*AIM:* Copy every line of the following data that includes the string "with".

*DATA:*
..............................

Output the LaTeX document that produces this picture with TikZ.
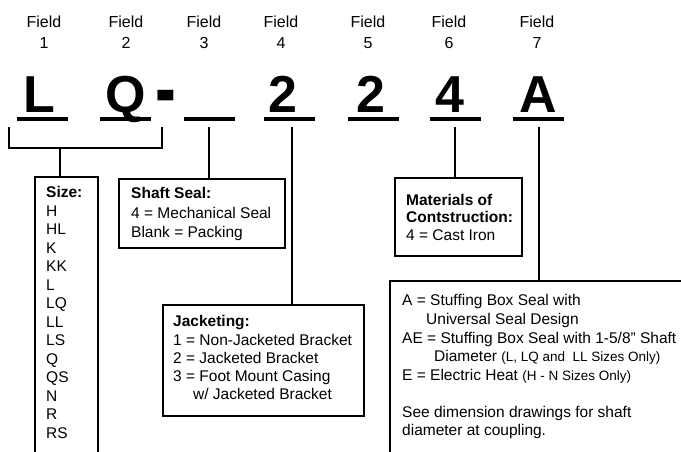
\documentclass[tikz,border=0pt]{standalone}
\usepackage{graphicx}
\usepackage{fontspec}
\setmainfont{Liberation Sans}
\newcommand\smtxt{\fontsize{13.5}{16}\selectfont}
\begin{document}
\begin{tikzpicture}[x=1pt,y=-1pt,
  lbl/.style={font=\fontsize{16}{19}\selectfont, anchor=base, inner sep=0pt},
  big/.style={font=\fontsize{52}{60}\selectfont\bfseries, anchor=base, inner sep=0pt},
  ul/.style={fill=black, draw=none, inner sep=0pt, minimum width=51pt, minimum height=3.2pt},
  box/.style={draw, line width=1.6pt, anchor=north west, inner sep=0pt},
  conn/.style={line width=1.6pt},
  txt/.style={font=\fontsize{15.5}{18.5}\selectfont, anchor=base west, inner sep=0pt},
  hdr/.style={font=\fontsize{15.5}{18.5}\selectfont\bfseries, anchor=base west, inner sep=0pt}
]
\useasboundingbox (0,0) rectangle (681,451);

% field labels
\foreach \n/\x in {1/44,2/126,3/204,4/281,5/368,6/449,7/537}{
  \node[lbl] (f\n) at (\x,27.3) {Field};
  \node[lbl] (n\n) at (\x,48) {\n};
}

% big code letters
\node[big] (c1) at (39,112) {L};
\node[big] (c2) at (126,112) {Q};
\node[big] (cd) at (166,112) {\raisebox{-6.8pt}{\scalebox{1.2}[1.7]{-}}};
\node[big] (c4) at (283,112) {2};
\node[big] (c5) at (371,112) {2};
\node[big] (c6) at (450,112) {4};
\node[big] (c7) at (538,112) {A};

% underlines
\node[ul] (u1) at (42,119) {};
\node[ul] (u2) at (125,119) {};
\node[ul] (u3) at (209,119) {};
\node[ul] (u4) at (289,119) {};
\node[ul] (u5) at (373,119) {};
\node[ul] (u6) at (455,119) {};
\node[ul] (u7) at (538,119) {};

% boxes
\node[box, minimum width=63pt, minimum height=320pt] (size) at (34,176) {};
\node[box, minimum width=166pt, minimum height=69pt] (shaft) at (118,178) {};
\node[box, minimum width=201pt, minimum height=111pt] (jack) at (162,304) {};
\node[box, minimum width=127pt, minimum height=78pt] (mat) at (394,177) {};
\node[box, minimum width=330pt, minimum height=220pt] (opt) at (389,280) {};

% connectors
\coordinate (bl) at (9,127);
\coordinate (br) at (162,127);
\coordinate (bm) at (60,148);
\draw[conn] (bl) -- ++(0,21) -| (br);
\draw[conn] (bm) -- (bm |- size.north);
\draw[conn] ([yshift=-6.5pt]u3.south) -- (u3.south |- shaft.north);
\draw[conn] ([xshift=3pt,yshift=-6.5pt]u4.south) -- ([xshift=3pt]u4.south |- jack.north);
\draw[conn] ([yshift=-6.5pt]u6.south) -- (u6.south |- mat.north);
\draw[conn] ([xshift=1pt,yshift=-6.5pt]u7.south) -- ([xshift=1pt]u7.south |- opt.north);

% size box text
\node[hdr] (sizeh) at (46,197.5) {Size:};
\foreach \s [count=\k from 0] in {H,HL,K,KK,L,LQ,LL,LS,Q,QS,N,R,RS}{
  \node[txt] (s\k) at (46,216.5+18.46*\k) {\s};
}

% shaft seal text
\node[hdr] (shh) at (131,198.3) {Shaft Seal:};
\node[txt] (sh1) at (131,218.3) {4 = Mechanical Seal};
\node[txt] (sh2) at (131,237.3) {Blank = Packing};

% jacketing text
\node[hdr] (jh) at (173,326.7) {Jacketing:};
\node[txt] (j1) at (173,345) {1 = Non-Jacketed Bracket};
\node[txt] (j2) at (173,363.3) {2 = Jacketed Bracket};
\node[txt] (j3) at (173,381.3) {3 = Foot Mount Casing};
\node[txt] (j4) at (193,399.3) {w/ Jacketed Bracket};

% materials text
\node[hdr] (mh1) at (406,205) {Materials of};
\node[hdr] (mh2) at (406,222) {Contstruction:};
\node[txt] (m1) at (406,240) {4 = Cast Iron};

% option text
\node[txt] (o1) at (402,305.5) {A = Stuffing Box Seal with};
\node[txt] (o2) at (426,324) {Universal Seal Design};
\node[txt] (o3) at (402,343) {AE = Stuffing Box Seal with 1-5/8" Shaft};
\node[txt] (o4) at (434,361) {Diameter {\smtxt (L, LQ and\ \ LL Sizes Only)}};
\node[txt] (o5) at (402,380) {E = Electric Heat {\smtxt (H - N Sizes Only)}};
\node[txt] (o6) at (402,417.5) {See dimension drawings for shaft};
\node[txt] (o7) at (402,435.5) {diameter at coupling.};
\end{tikzpicture}
\end{document}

..............................

*FINAL ANSWER:*
Output the LaTeX document that produces this picture with TikZ.
\node[txt] (o1) at (402,305.5) {A = Stuffing Box Seal with};
\node[txt] (o3) at (402,343) {AE = Stuffing Box Seal with 1-5/8" Shaft};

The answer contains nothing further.